Look through the material below. Copy every line with the string "that" in it.

--- Start Provided records ---

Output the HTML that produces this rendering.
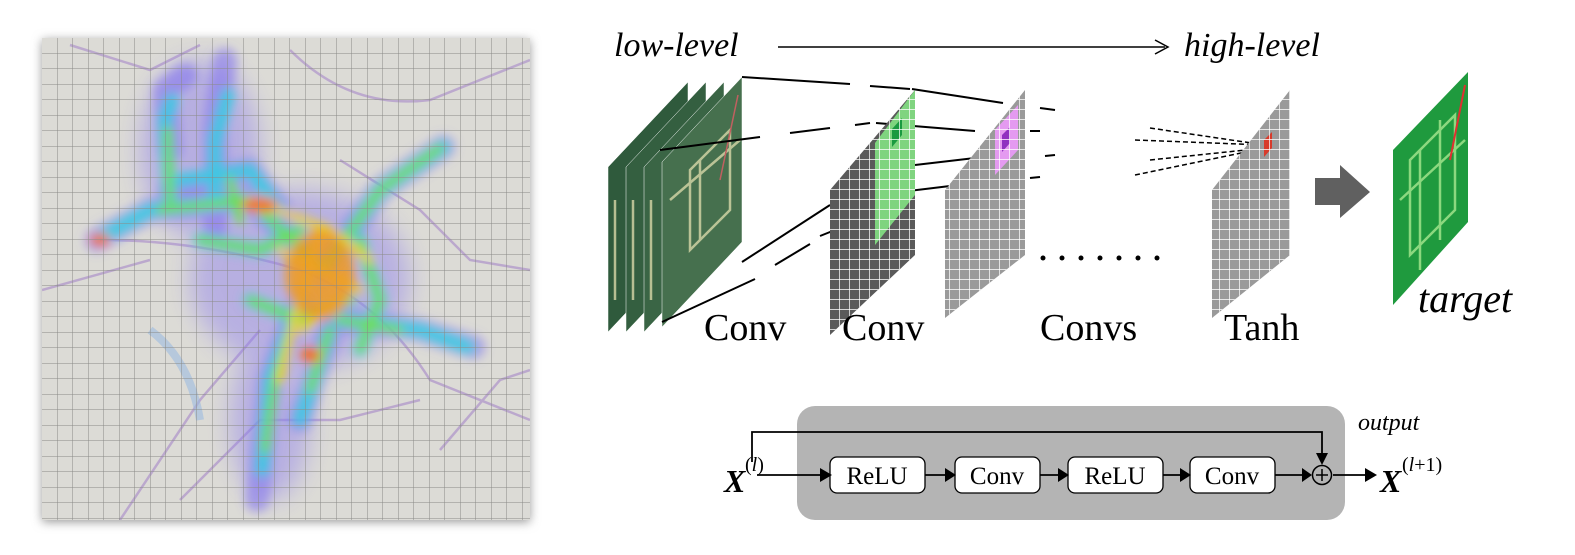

--- End Provided records ---
--- Start Provided records ---

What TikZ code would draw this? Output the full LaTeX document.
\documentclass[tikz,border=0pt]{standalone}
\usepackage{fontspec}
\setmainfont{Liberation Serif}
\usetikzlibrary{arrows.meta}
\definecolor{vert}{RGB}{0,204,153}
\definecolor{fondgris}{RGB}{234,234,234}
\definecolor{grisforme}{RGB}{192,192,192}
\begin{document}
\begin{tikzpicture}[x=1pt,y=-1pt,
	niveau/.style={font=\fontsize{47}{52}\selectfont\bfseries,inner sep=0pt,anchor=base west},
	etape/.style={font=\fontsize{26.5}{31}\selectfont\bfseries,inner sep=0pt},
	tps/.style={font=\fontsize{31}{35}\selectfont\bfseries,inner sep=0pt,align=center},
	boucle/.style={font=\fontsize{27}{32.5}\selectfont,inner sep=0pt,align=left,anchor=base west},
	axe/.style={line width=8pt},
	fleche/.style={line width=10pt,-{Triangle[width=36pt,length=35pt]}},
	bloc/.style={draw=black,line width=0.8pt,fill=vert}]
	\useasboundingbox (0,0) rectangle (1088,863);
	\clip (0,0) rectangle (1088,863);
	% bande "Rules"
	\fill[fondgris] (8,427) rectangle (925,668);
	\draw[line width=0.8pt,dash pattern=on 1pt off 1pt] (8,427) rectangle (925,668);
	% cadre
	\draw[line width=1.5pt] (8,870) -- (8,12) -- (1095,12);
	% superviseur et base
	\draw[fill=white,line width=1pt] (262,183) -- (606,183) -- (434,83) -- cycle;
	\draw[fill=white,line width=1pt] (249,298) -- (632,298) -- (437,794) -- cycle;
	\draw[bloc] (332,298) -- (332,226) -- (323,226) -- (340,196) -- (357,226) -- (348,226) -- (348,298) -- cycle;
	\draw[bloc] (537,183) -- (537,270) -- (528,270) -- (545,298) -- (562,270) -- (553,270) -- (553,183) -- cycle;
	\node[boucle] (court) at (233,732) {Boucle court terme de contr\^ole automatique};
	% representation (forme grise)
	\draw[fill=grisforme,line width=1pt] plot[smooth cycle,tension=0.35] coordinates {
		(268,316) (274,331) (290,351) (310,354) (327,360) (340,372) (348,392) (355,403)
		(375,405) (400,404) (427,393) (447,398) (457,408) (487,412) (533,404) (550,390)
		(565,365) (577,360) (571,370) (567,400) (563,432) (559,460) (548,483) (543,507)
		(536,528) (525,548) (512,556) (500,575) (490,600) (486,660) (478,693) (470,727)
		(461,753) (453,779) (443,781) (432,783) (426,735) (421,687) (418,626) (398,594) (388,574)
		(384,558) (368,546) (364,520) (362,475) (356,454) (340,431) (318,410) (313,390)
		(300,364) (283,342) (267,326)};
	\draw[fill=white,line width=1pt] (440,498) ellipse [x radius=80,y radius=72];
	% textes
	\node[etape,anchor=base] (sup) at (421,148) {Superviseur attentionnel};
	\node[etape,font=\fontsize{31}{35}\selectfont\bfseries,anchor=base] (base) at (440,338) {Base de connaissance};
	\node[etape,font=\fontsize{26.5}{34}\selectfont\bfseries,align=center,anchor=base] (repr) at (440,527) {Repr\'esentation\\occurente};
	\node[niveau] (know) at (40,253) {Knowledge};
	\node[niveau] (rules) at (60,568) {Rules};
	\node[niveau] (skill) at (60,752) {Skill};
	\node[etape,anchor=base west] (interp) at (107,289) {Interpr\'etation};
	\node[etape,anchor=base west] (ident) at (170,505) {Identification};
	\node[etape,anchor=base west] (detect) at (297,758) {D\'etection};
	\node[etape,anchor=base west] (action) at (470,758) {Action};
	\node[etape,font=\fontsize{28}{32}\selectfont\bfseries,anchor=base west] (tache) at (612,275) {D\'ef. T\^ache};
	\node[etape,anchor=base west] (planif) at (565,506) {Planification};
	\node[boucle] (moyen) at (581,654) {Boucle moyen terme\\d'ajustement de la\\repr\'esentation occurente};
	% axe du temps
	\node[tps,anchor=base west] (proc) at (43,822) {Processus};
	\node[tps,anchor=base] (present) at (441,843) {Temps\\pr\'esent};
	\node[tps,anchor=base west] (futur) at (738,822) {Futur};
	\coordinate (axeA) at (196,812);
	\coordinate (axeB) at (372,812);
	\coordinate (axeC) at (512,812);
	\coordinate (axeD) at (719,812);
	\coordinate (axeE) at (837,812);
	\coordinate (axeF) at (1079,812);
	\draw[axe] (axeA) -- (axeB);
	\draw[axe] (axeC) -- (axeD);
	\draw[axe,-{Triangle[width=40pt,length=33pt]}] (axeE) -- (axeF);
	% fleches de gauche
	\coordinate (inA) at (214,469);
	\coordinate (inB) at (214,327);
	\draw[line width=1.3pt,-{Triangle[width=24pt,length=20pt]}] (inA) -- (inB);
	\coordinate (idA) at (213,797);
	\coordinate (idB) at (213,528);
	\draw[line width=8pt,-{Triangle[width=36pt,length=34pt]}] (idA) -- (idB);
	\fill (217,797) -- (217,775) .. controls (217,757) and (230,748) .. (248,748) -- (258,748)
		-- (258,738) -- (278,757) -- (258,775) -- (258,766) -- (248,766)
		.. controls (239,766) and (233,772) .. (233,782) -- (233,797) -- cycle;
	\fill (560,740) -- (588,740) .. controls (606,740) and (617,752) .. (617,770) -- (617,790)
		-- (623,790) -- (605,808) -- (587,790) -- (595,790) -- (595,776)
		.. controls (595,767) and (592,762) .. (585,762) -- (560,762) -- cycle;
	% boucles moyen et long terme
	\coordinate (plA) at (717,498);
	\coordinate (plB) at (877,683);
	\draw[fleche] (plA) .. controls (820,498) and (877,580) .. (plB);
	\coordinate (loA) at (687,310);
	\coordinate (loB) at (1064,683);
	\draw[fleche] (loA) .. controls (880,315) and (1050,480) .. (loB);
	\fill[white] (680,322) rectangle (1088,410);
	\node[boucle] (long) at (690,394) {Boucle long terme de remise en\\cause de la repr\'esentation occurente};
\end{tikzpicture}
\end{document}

--- End Provided records ---
--- Start Provided records ---

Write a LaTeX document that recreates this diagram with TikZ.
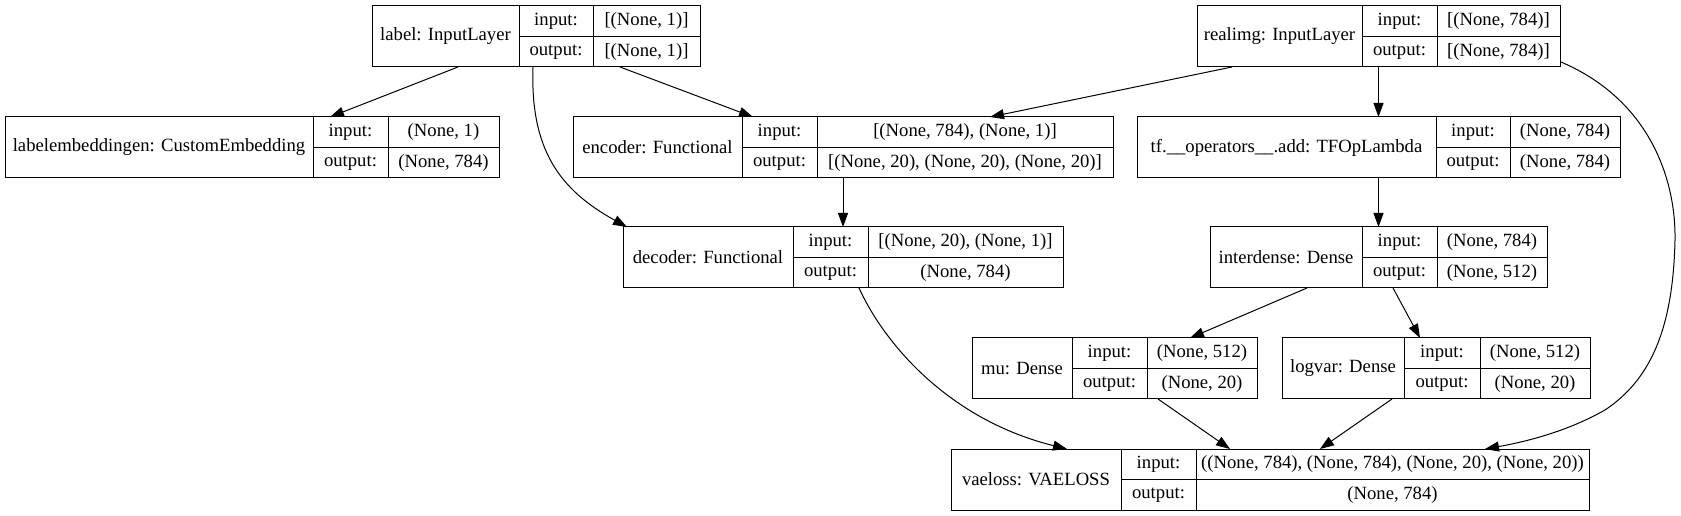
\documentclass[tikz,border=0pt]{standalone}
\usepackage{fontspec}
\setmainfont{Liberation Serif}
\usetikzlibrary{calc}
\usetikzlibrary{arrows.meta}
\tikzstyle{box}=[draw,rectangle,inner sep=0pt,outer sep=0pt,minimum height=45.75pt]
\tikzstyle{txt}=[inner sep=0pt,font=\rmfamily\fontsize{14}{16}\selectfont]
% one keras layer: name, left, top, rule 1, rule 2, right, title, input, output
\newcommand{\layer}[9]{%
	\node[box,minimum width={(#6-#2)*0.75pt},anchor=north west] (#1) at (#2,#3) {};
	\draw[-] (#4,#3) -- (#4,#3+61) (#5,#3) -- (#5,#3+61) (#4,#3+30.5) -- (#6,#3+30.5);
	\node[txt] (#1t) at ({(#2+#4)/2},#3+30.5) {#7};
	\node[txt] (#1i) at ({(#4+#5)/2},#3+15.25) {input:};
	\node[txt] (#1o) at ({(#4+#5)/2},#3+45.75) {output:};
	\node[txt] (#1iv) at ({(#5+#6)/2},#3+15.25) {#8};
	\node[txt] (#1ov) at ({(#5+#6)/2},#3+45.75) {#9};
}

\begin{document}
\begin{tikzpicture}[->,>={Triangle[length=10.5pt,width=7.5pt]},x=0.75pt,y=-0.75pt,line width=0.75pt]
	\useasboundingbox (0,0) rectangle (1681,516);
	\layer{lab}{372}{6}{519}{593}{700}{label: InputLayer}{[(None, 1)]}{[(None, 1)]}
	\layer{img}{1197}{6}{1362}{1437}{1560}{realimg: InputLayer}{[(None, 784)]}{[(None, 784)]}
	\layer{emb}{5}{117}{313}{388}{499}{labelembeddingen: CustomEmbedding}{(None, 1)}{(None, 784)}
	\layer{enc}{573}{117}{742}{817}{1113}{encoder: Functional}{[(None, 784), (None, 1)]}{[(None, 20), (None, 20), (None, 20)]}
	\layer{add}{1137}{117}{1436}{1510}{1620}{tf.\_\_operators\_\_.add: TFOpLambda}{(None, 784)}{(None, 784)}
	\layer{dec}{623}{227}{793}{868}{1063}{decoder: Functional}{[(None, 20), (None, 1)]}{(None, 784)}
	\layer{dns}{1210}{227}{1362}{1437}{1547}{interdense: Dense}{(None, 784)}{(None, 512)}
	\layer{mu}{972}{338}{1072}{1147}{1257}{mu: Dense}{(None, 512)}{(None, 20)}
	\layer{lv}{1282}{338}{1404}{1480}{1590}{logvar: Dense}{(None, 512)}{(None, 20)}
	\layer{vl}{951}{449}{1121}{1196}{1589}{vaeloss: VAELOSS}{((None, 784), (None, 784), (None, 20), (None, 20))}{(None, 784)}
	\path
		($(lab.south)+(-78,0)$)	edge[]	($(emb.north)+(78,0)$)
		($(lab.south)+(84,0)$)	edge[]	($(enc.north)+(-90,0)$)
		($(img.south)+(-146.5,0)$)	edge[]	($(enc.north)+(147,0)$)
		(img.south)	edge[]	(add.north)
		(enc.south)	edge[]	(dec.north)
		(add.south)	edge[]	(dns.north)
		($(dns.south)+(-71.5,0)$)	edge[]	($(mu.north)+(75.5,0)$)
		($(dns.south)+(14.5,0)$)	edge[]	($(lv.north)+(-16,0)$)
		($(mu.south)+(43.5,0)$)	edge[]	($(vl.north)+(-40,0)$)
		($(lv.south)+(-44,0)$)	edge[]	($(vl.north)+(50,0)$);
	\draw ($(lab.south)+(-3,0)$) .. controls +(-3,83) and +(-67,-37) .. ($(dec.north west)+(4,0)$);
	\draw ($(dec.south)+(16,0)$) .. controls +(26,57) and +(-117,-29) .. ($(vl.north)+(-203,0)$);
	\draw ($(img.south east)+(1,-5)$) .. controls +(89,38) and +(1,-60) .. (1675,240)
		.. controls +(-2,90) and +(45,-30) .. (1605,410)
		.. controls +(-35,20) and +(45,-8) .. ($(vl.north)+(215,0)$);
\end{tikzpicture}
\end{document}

--- End Provided records ---

Task result ::
Output the HTML that produces this rendering.
Write a LaTeX document that recreates this diagram with TikZ.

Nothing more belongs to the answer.